PI firm fails to exclude defendant solicitors’ data on its claims record

Car crashes: Defendant raises questions over claims brought by law firm

The High Court has rejected a claimant personal injury firm’s objection to witness statements from the opposing solicitors that suggest it may be engaging in fraud.

Mr Justice Freedman made clear he was not saying the statements from James Stevens, a director and head of organised fraud at DWF, proved dishonesty on the part of North London firm Ersan & Co.

However, Ersan did not convince him that the statements amounted to impermissible expert evidence or were “unreliable”, such that the defendants should be disbarred from relying on them.

As a result, he upheld the decision of Her Honour Judge Backhouse last year.

The court was dealing with appeals from five road traffic accident claims brought by Ersan seeking damages of between £5,000 and £10,000 each.

Mr Stevens’ first witness statement analysed 372 claims submitted by the firm, which he said showed that 95% contained an allegation of psychological injuries, 67% of claimants were recommended for further psychological examination, and 68% of claimants served a psychological or psychiatric report.

Further, all 207 reports provided by a particular doctor diagnosed a recognised psychiatric condition, with two-thirds of them estimating a recovery period of two years or longer.

In his second statement, Mr Stevens said the data, on its face, “strongly indicates that all of the claims have been cynically managed so as to contrive an outcome whereby in every case, and irrespective of the true circumstances of that case, the claimant is presenting a claim that they have suffered psychiatric harm as a result of the relevant index event”.

Freedman J recounted: “The claimants submit that the allegation of fraud is irregular and unfair in that there is a failure to make specific allegations against Ersan & Co, and the nature of the allegations made should have led to Ersan & Co being an additional defendant to a conspiracy claim.”

The firm argued that Mr Stevens made statements of opinion, rather than fact, but provided no comparative data to show whether the figures were out of the norm. There was also a suggestion that these were a selection of cases, but with no information on how the selection was made.

The parties had been given permission in case management directions to serve further witness statements but there was no direction for expert evidence.

HHJ Backhouse acknowledged that the lack of statistics from claims handled by other firms “lessens the weight which the court gives to Mr Stevens’ statement in any particular case”, but held that the statement did not seek “to draw conclusions as to whether the figures are markedly higher or different”.

She explained: “It may be that that will be one of the defendants’ submissions, but that is not the evidence.”

The judge concluded that it was similar fact evidence. “Looking at the test, it may not ultimately be probative, that is very much a matter for the trial judges, but I am satisfied that it is capable of tending to prove fundamental dishonesty and so is admissible, and in my judgment it would be contrary to the overriding objective to shut it out.”

Freedman J said: “There is at least a cogent argument that the evidence ought to be the province of an expert and not of a solicitor with the assistance of paralegals in a law firm.

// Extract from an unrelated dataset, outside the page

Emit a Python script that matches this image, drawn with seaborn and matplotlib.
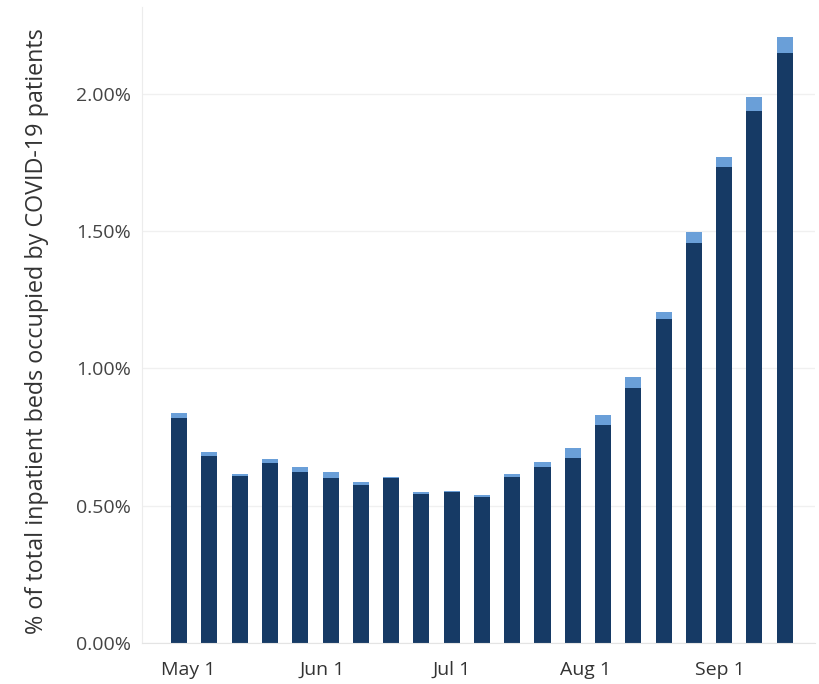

It is at least arguable that the evidence is not purely factual, but that there might be statistical assumptions embedded within the information.

“At this stage, the court cannot make a definitive conclusion, but it is a real possibility that, without a statistician and/or further information, a judge might not be able to make findings of the kind which are invited in the second statement of Mr Stevens.”

The judge said a related question was what weight the evidence has without a comparator.

But despite these “serious reservations”, he agreed that Mr Stevens’ evidence should not be excluded, saying it could be tested at trial “as to whether in fact it is on analysis implied opinion evidence and not factual evidence at all” and, if admitted, what weight to attach to it.

While he “entertain[ed] doubts as to whether, without being in the context of other evidence, the analysis of Mr Stevens could by itself tend to show fundamental dishonesty”, there was enough in his evidence that may support such a submission.

Freedman J added that it was “unfortunate” that neither side sought to apply to adduce expert evidence – either to counter or support Mr Stevens’ statements – in advance of the hearing before HHJ Backhouse.